Plagued by injuries that limited him to just nine appearances the past two seasons, and garnering only scant interest in the unrestricted free agent market, former San Francisco 49ers standout cornerback Ahmed Plummer has decided to retire from the NFL at age 30.

The six-year veteran was a first-round selection in the 2000 draft and the 24th player chosen overall that spring, but was released by San Francisco in late February this year for salary cap considerations, and because the 49ers' coaches had lost faith in him.

Plummer spent part of the spring in Hawaii, rehabilitating from an ankle injury that required surgery early in the 2005 season, but was still not 100 percent recovered. He received inquiries from a few franchises and visited with Tennessee Titans officials, but was not offered a contract.

His decision to retire culminates a sharp slide for Plummer, who only three years ago was regarded around the league as an excellent coverage defender and an ascending player. In his first four seasons, the former Ohio State star missed only three games, and he posted seven interceptions in 2001.

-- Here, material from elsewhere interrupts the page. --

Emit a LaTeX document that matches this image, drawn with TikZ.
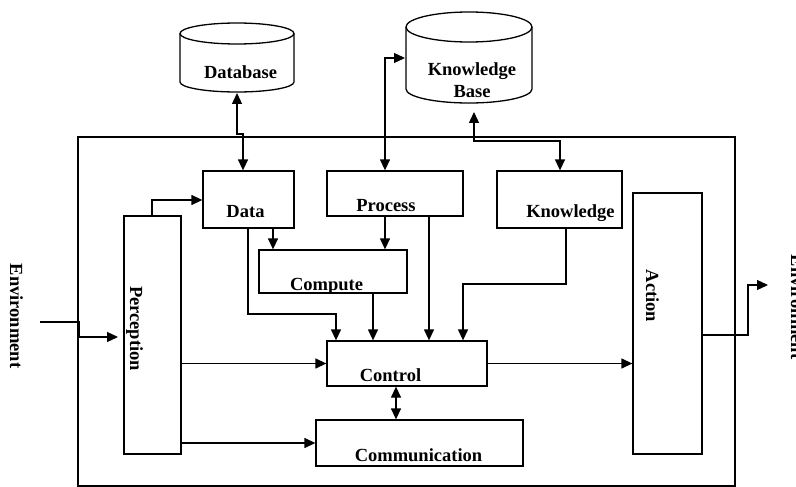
\documentclass[tikz,border=0pt]{standalone}
\usepackage{fontspec}
\setmainfont{Liberation Serif}
\usetikzlibrary{arrows.meta}

\begin{document}
\begin{tikzpicture}[
  x=1pt, y=-1pt,
  line width=1.3pt,
  box/.style={draw, rectangle, inner sep=0pt},
  lbl/.style={inner sep=0pt, font=\fontsize{18.5}{22}\selectfont\bfseries},
  conn/.style={-{Triangle[length=11pt,width=10pt]}},
  biconn/.style={{Triangle[length=11pt,width=10pt]}-{Triangle[length=11pt,width=10pt]}},
]
\useasboundingbox (0,0) rectangle (796,487);
\fill[white] (0,0) rectangle (796,487);
\clip (0,0) rectangle (796,487);

% enclosing frame of the system
\node[box, minimum width=657pt, minimum height=349pt] (frame) at (406.5,311.5) {};

% storage cylinders
\draw (180,33.5) -- (180,82) arc[start angle=180, end angle=0, x radius=57, y radius=10] -- (294,33.5);
\draw (237,33.5) ellipse [x radius=57, y radius=10.5];
\coordinate (dbB) at (237,93);
\node[lbl, anchor=base] (dbT) at (240.5,78) {Database};

\draw (406,27) -- (406,89) arc[start angle=180, end angle=0, x radius=63, y radius=14] -- (532,27);
\draw (469,27) ellipse [x radius=63, y radius=15];
\coordinate (kbL) at (405,58);
\coordinate (kbB) at (474,112);
\node[lbl, anchor=base] (kbT1) at (472,76) {Knowledge};
\node[lbl, anchor=base] (kbT2) at (472,98) {Base};

% functional blocks
\node[box, minimum width=91pt,  minimum height=57pt]  (data)    at (248.5,199.5) {};
\node[box, minimum width=136pt, minimum height=45pt]  (process) at (395,193.5) {};
\node[box, minimum width=125pt, minimum height=57pt]  (know)    at (559.5,199.5) {};
\node[box, minimum width=148pt, minimum height=43pt]  (compute) at (333,271.5) {};
\node[box, minimum width=160pt, minimum height=45pt]  (control) at (407,363.5) {};
\node[box, minimum width=207pt, minimum height=46pt]  (comm)    at (419.5,443) {};
\node[box, minimum width=57pt,  minimum height=238pt] (percep)  at (152.5,335) {};
\node[box, minimum width=69pt,  minimum height=261pt] (action)  at (667.5,323.5) {};

\node[lbl, anchor=base] (dataT)    at (245.5,217) {Data};
\node[lbl, anchor=base] (processT) at (386,211) {Process};
\node[lbl, anchor=base] (knowT)    at (570.5,217) {Knowledge};
\node[lbl, anchor=base] (computeT) at (326.5,290) {Compute};
\node[lbl, anchor=base] (controlT) at (390.5,381) {Control};
\node[lbl, anchor=base] (commT)    at (418.5,461) {Communication};
\node[lbl, anchor=base, rotate=-90] (percepT) at (130,328.5) {Perception};
\node[lbl, anchor=base, rotate=-90] (actionT) at (646,296) {Action};

% environment on both sides
\node[lbl, anchor=base, rotate=-90] (envLT) at (10,316) {Environment};
\node[lbl, anchor=base, rotate=-90] (envRT) at (791,307) {Environment};
\coordinate (envL) at (40,322);
\coordinate (envR) at (768,285);
\coordinate (percepIn) at (118,337);

% storage links
\draw[biconn] (dbB) -- (237,134) -- (243,134) -- (data.north -| 243,0);
\draw[biconn] (process.north -| 385,0) -- (385,58) -- (kbL);
\draw[biconn] (kbB) -- (474,141) -- (560,141) -- (know.north -| 560,0);

% data flow between blocks
\draw[conn] (percep.north -| 152,0) -- (152,200) -- (data.west |- 0,200);
\draw[conn] (data.south -| 273,0) -- (compute.north -| 273,0);
\draw[conn] (process.south -| 385,0) -- (compute.north -| 385,0);
\draw[conn] (data.south -| 248,0) -- (248,314) -- (336,314) -- (control.north -| 336,0);
\draw[conn] (compute.south -| 373,0) -- (control.north -| 373,0);
\draw[conn] (process.south -| 429,0) -- (control.north -| 429,0);
\draw[conn] (know.south -| 566,0) -- (566,284) -- (463,284) -- (control.north -| 463,0);
\draw[conn] (percep.east |- control.west) -- (control.west);
\draw[conn] (percep.east |- comm.west) -- (comm.west);
\draw[biconn] (control.south -| 396,0) -- (comm.north -| 396,0);
\draw[conn] (control.east) -- (action.west |- control.east);

% input from and output to the environment
\draw[conn] (envL) -- (79,322) -- (79,337) -- (percepIn);
\draw[conn] (action.east |- 0,335) -- (748,335) -- (748,285) -- (envR);
\end{tikzpicture}
\end{document}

In March 2004, with the cornerback market exploding in free agency, the 49ers rewarded Plummer with a five-year, $25 million contract extension to retain his services. The deal included $11 million in guarantees. But that season, Plummer suffered neck and shoulder injuries and appeared in just six games. Last season, he underwent September ankle surgery and played in only three contests.

The new coaching staff, led by Mike Nolan, lost faith in Plummer, and there were suggestions from inside the San Francisco organization that the veteran corner wasn't as diligent as he could have been in trying to get back onto the field. Plummer bristled at those contentions. But even some teams curious about Plummer this spring questioned whether he still wanted to play.

In 70 regular-season appearances, Plummer recorded 316 tackles, 12 interceptions, 57 passes defensed, one forced fumble and one recovery.

Len Pasquarelli is a senior NFL writer for ESPN.com.